Don’t feel alone if the mind-boggling cost estimates leave you a bit rattled. That’s why grant options are being pursued, including, Richter said, two in particular: A hazard mitigation grant and a BRIC grant.

The BRIC grant is a more competitive one, but South Dakota also provides a contribution as well, he said. Normally, the hazard mitigation grant is typically a 75-25 split, while the BRIC is either an 80-20 or 85-15 split, depending on what percent the state contributes, which, Richter said, could be 5% or 10%.

“We would have to navigate that and see which one would be more obtainable,” he said.

Furthermore, additional refinement of the five mitigation options is likely — a solution, for example, could be one of the five options, or a hybrid of two or more options, according to Richter.

“As you can see, these solutions are pretty extensive both in cost and magnitude,” he said. “We are working with FEMA right now — with their technical assistance portion — to navigate that. It’s not every day that communities tackle projects such as this.”

He continued, “We don’t take these options very lightly. There’s obstacles with each one of them that we need to navigate, and we’ll have to carefully navigate that so that everyone’s interest is realized.”

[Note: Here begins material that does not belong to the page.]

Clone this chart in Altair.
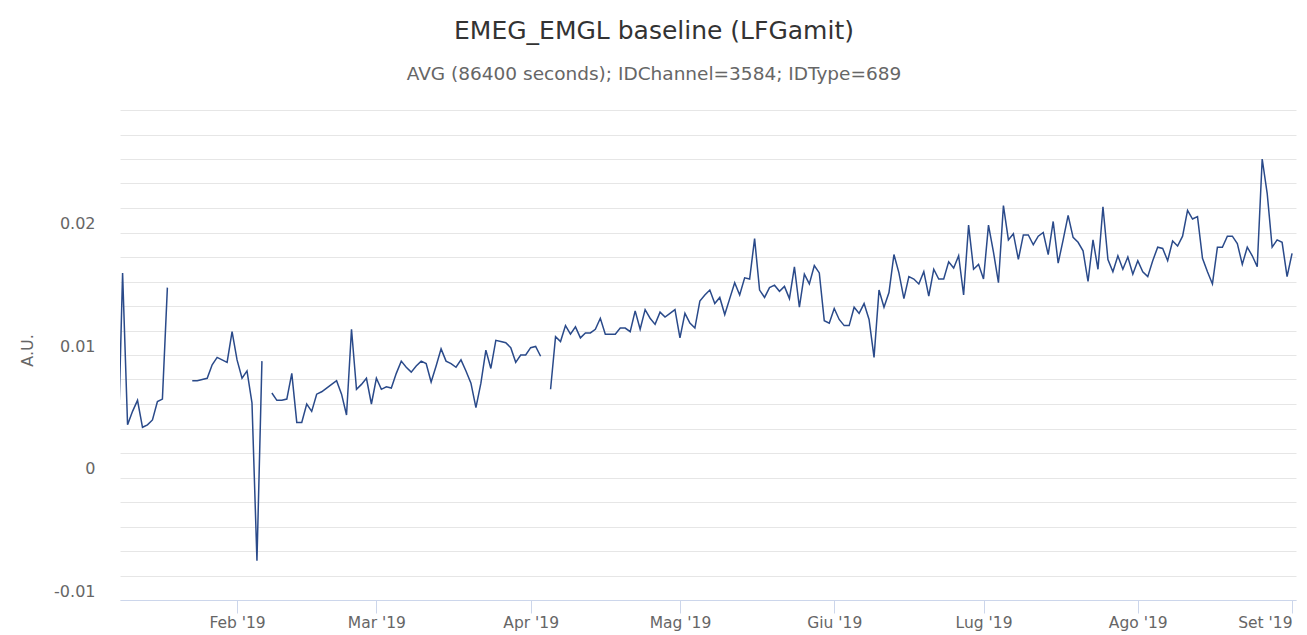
import altair as alt
import pandas as pd

# ---------------- data (daily averages, None = missing day) ----------------
start_date = "2019-01-08"
values = [
    # Jan 8 - Jan 31
    0.0010, 0.0167, 0.0043, 0.0054, 0.0063, 0.0041, 0.0043, 0.0047, 0.0062, 0.0064, 0.0155,
    None, None, None, None,
    0.0079, 0.0079, 0.0080, 0.0081, 0.0092, 0.0098, 0.0096, 0.0094, 0.0119,
    # Feb 1 - Feb 28
    0.0096, 0.0081, 0.0087, 0.0061, -0.0068, 0.0095, None, 0.0069, 0.0063, 0.0063,
    0.0064, 0.0085, 0.0045, 0.0045, 0.0060, 0.0054, 0.0068, 0.0070, 0.0073, 0.0076,
    0.0079, 0.0068, 0.0051, 0.0121, 0.0072, 0.0076, 0.0081, 0.0060,
    # Mar 1 - Mar 31
    0.0081, 0.0072, 0.0074, 0.0073, 0.0085, 0.0095, 0.0090, 0.0086, 0.0091, 0.0095,
    0.0093, 0.0078, 0.0091, 0.0105, 0.0095, 0.0093, 0.0090, 0.0096, 0.0087, 0.0077,
    0.0057, 0.0077, 0.0104, 0.0089, 0.0112, 0.0111, 0.0110, 0.0106, 0.0094, 0.0100, 0.0100,
    # Apr 1 - Apr 30
    0.0106, 0.0107, 0.0099, None, 0.0072, 0.0115, 0.0111, 0.0124, 0.0117, 0.0123,
    0.0114, 0.0118, 0.0118, 0.0121, 0.0130, 0.0117, 0.0117, 0.0117, 0.0122, 0.0122,
    0.0119, 0.0136, 0.0121, 0.0137, 0.0130, 0.0125, 0.0135, 0.0131, 0.0134, 0.0137,
    # May 1 - May 31
    0.0114, 0.0134, 0.0126, 0.0122, 0.0144, 0.0149, 0.0153, 0.0142, 0.0147, 0.0133,
    0.0146, 0.0159, 0.0149, 0.0163, 0.0162, 0.0195, 0.0153, 0.0147, 0.0155, 0.0157,
    0.0152, 0.0156, 0.0146, 0.0172, 0.0139, 0.0166, 0.0158, 0.0173, 0.0167, 0.0128, 0.0126,
    # Jun 1 - Jun 30
    0.0138, 0.0129, 0.0124, 0.0124, 0.0139, 0.0134, 0.0142, 0.0129, 0.0098, 0.0153,
    0.0139, 0.0151, 0.0182, 0.0167, 0.0146, 0.0164, 0.0162, 0.0158, 0.0168, 0.0148,
    0.0170, 0.0162, 0.0162, 0.0176, 0.0171, 0.0181, 0.0149, 0.0206, 0.0170, 0.0174,
    # Jul 1 - Jul 31
    0.0162, 0.0206, 0.0184, 0.0159, 0.0222, 0.0194, 0.0199, 0.0178, 0.0198, 0.0198,
    0.0190, 0.0197, 0.0200, 0.0182, 0.0209, 0.0175, 0.0194, 0.0214, 0.0196, 0.0192,
    0.0185, 0.0160, 0.0194, 0.0170, 0.0221, 0.0178, 0.0168, 0.0181, 0.0170, 0.0180, 0.0166,
    # Aug 1 - Aug 31
    0.0177, 0.0168, 0.0164, 0.0177, 0.0188, 0.0187, 0.0177, 0.0193, 0.0189, 0.0197,
    0.0218, 0.0211, 0.0213, 0.0179, 0.0168, 0.0158, 0.0188, 0.0188, 0.0197, 0.0197,
    0.0191, 0.0174, 0.0188, 0.0181, 0.0172, 0.0260, 0.0232, 0.0188, 0.0194, 0.0192, 0.0164,
    # Sep 1
    0.0183,
]

x_tick_dates = ["2019-02-01", "2019-03-01", "2019-04-01", "2019-05-01",
                "2019-06-01", "2019-07-01", "2019-08-01", "2019-09-01"]
month_names = ["Gen", "Feb", "Mar", "Apr", "Mag", "Giu", "Lug", "Ago", "Set", "Ott", "Nov", "Dic"]
y_grid_values = [-0.010, -0.008, -0.006, -0.004, -0.002, 0.0, 0.002, 0.004, 0.006, 0.008,
                 0.010, 0.012, 0.014, 0.016, 0.018, 0.020, 0.022, 0.024, 0.026, 0.028, 0.030]
y_label_values = [-10, 0, 10, 20]          # in thousandths
y_label_texts = ["-0.01", "0", "0.01", "0.02"]

title_text = "EMEG_EMGL baseline (LFGamit)"
subtitle_text = "AVG (86400 seconds); IDChannel=3584; IDType=689"
y_title = "A.U."

# ---------------- table ----------------
dates = pd.date_range(start_date, periods=len(values), freq="D").strftime("%Y-%m-%d")
rows = []
seg = 0
prev_none = False
for d, v in zip(dates, values):
    if v is None:
        prev_none = True
        continue
    if prev_none:
        seg += 1
        prev_none = False
    rows.append({"date": d, "value": v, "segment": seg})
df = pd.DataFrame(rows)

FONT = "DejaVu Sans"

y_label_expr = "".join(
    f"round(datum.value*1000) == {v} ? '{t}' : " for v, t in zip(y_label_values, y_label_texts)
) + "''"
month_list = "[" + ",".join(f"'{m}'" for m in month_names) + "]"
x_label_expr = f"{month_list}[utcmonth(datum.value)] + \" '\" + substring(toString(utcyear(datum.value)), 2, 4)"

x_axis = alt.Axis(
    values=[alt.DateTime(year=int(s[:4]), month=int(s[5:7]), date=int(s[8:10]), utc=True) for s in x_tick_dates],
    labelExpr=x_label_expr,
    grid=False,
    domainColor="#ccd6eb",
    tickColor="#ccd6eb",
    tickSize=13,
    labelPadding=2,
    labelFont=FONT,
    labelFontSize=15.5,
    labelColor="#666666",
    labelFlush=8,
    title=None,
)

y_axis = alt.Axis(
    values=y_grid_values,
    labelExpr=y_label_expr,
    grid=True,
    gridColor="#e6e6e6",
    gridWidth=1,
    domain=False,
    ticks=False,
    tickSize=0,
    labelPadding=25,
    labelOffset=-9,
    labelFont=FONT,
    labelFontSize=16,
    labelColor="#666666",
    title=y_title,
    titleFont=FONT,
    titleFontSize=16,
    titleFontWeight="normal",
    titleColor="#666666",
    titleX=-93,
    titleY=240,
    titleBaseline="middle",
)

chart = alt.Chart(df).mark_line(color="#2a4a8a", strokeWidth=1.5, clip=True).encode(
    x=alt.X(
        "date:T",
        scale=alt.Scale(
            type="utc",
            domain=[
                alt.DateTime(year=2019, month=1, date=8, hours=11, minutes=30, utc=True),
                alt.DateTime(year=2019, month=9, date=1, hours=19, utc=True),
            ],
        ),
        axis=x_axis,
    ),
    y=alt.Y("value:Q", scale=alt.Scale(domain=[-0.01, 0.03], nice=False, zero=False), axis=y_axis),
    detail="segment:N",
).properties(
    width=1176,
    height=490,
    background="white",
    title=alt.TitleParams(
        text=title_text,
        subtitle=subtitle_text,
        font=FONT,
        fontSize=25,
        fontWeight="normal",
        color="#333333",
        subtitleFont=FONT,
        subtitleFontSize=18.5,
        subtitleColor="#666666",
        subtitlePadding=21,
        anchor="middle",
        dx=-54,
        offset=27,
    ),
    autosize=alt.AutoSizeParams(type="none"),
    padding={"left": 112, "top": 102, "right": 3, "bottom": 35},
).configure_view(stroke=None, strokeWidth=0)

chart.save("out.html", embed_options={"renderer": "svg", "actions": False})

The upstream water detention option drew the attention of Councilor Bonny Specker, who asked about the potential impact on the city’s wellhead field.

Eric Witt, the water/wastewater and engineering manager for Brookings Municipal Utilities, said it would put water over the city’s wellhead protection area — but that the area already experiences periods of high water levels as well.

“My understanding is that, as a dry dam, it’s not retaining the water there permanently; it would just increase the depth of the flood event and then meter itself back out,” he noted. “That’s an area that definitely floods already, so I have that circumstance with a flood event now.

“There’s been times that there’s been 4 feet of water over that whole area, let’s say. If we do a dry dam and it retains more to protect the downstream creek channel through town, maybe it goes up to 6 feet,” he continued. “I don’t know what the incremental difference in risk to the wellhead is for that additional volume of water that’s retained there, but as that event goes through just like any other flood event, it will drain back out and function like a normal creek.”

Witt said he’s not necessarily opposed to the detention option due to the occasional water issues at that location he’s already dealing with, but he would want an evaluation and more details before committing to the upstream detention.

Beyond the Six-Mile Creek floodwater mitigation options, discussion also centered briefly on plans to develop a maintenance program along the creek. It’ll start small, but could grow from there.

“The area west of the Western Avenue bridge is being targeted for debris removal possibly this fall, with a possible larger project in the future,” Richter said.